One couple hired a pair of consultants to draw up a list of suggestions based on “phonetic elements, popularity and ethnic and linguistic origins.”

One woman paid a “nameologist” $350 for three half-hour phone calls and a personalized manual describing each name’s history and personality traits.

Another spent $475 on a numerologist to see if her favorite name had positive associations, whatever the heck that means.

Why the obsession over children’s names? One baby-naming expert says that we live in a market-oriented society. That by giving your kid the right name – the right branding, if you will – he or she will have a head start in life.

Oh, brother.

Look, I know these parents mean well. I know they’re trying to do what is best for their kids. I know they think a special name will help the rest of the world know how special their kid is.

But they’re doing more harm than good.

Take one couple. Mom and dad went to great lengths to come up with this name: Beckett. The name sounds reliable and stable, says the proud dad. The “C-K” sound is very well regarded in corporate circles, he says. The hard stop forces one to accentuate the syllable, which draws attention to it, he continues.

But he overlooked a very important consideration: Beckett is going to be getting wedgies well into his 40s.

I’m no expert on child rearing, but it seems to me if you want to give your kid a leg up in life, it’s better to give him a simple, traditional name, not one that stands out.

I’m 51, at the tail end of the baby boom, and here are the names of my high school friends: Tom, John, Jeff, Bill, Bob, Rich and Tim. We had one Clint and he has a brother named Reid, but that was as daring as things got in those days. Any of these are good names for boys.

As for girls, why not use my sisters’ names: Kathy, Krissy, Lisa, Mary and Jennifer. How about Lauren, Linda, Elizabeth or Sandy? Or, if you want to get bold, go back a few generations to the early 1900s: Gertrude, Helen, Ruth, Margaret and Beatrice (my grandmother).

The reason is simple. If you really want your kid to be special, a name is not going to do it. Your kid is going to have to earn it. She is going to have to work hard and sacrifice. She’ll have to try and fail and eventually find her place – find whatever she’s good at – and then work harder to develop her talents.

It will be easier to do that if she is humble. And it will be easier for her to be humble if she doesn’t have a name that makes her think she’s precious and special and God’s gift to the universe (such as Nevaeh, which is heaven spelled backward).

It’s nobody’s fault that we’re screwing up kids’ names – we’re screwing up a lot of things. We’re doing it because we’re able to. We’re able to because the American experiment has produced untold wealth – which shifted our focus from trying to subsist, as our parents did, to fretting over what to name our kids.

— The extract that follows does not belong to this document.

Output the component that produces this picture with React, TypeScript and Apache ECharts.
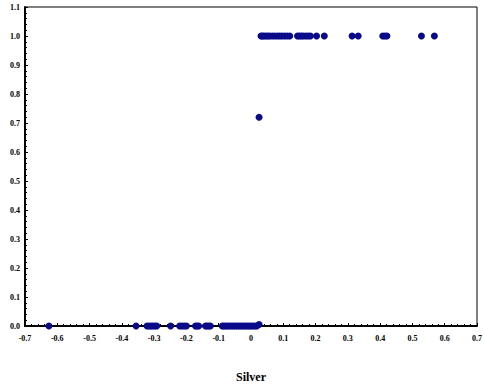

We have to knock it off, though.

I was lucky my parents named me Tom. That is my dad’s name, too. I knew early on I had to live up to it. With such a name, I never took myself too seriously – I knew I wasn’t the center of anybody’s universe. I turned out half decent as a result. And I never did get a wedgie.

I doubt things would have turned out that well if my name was Michelle or Gilad.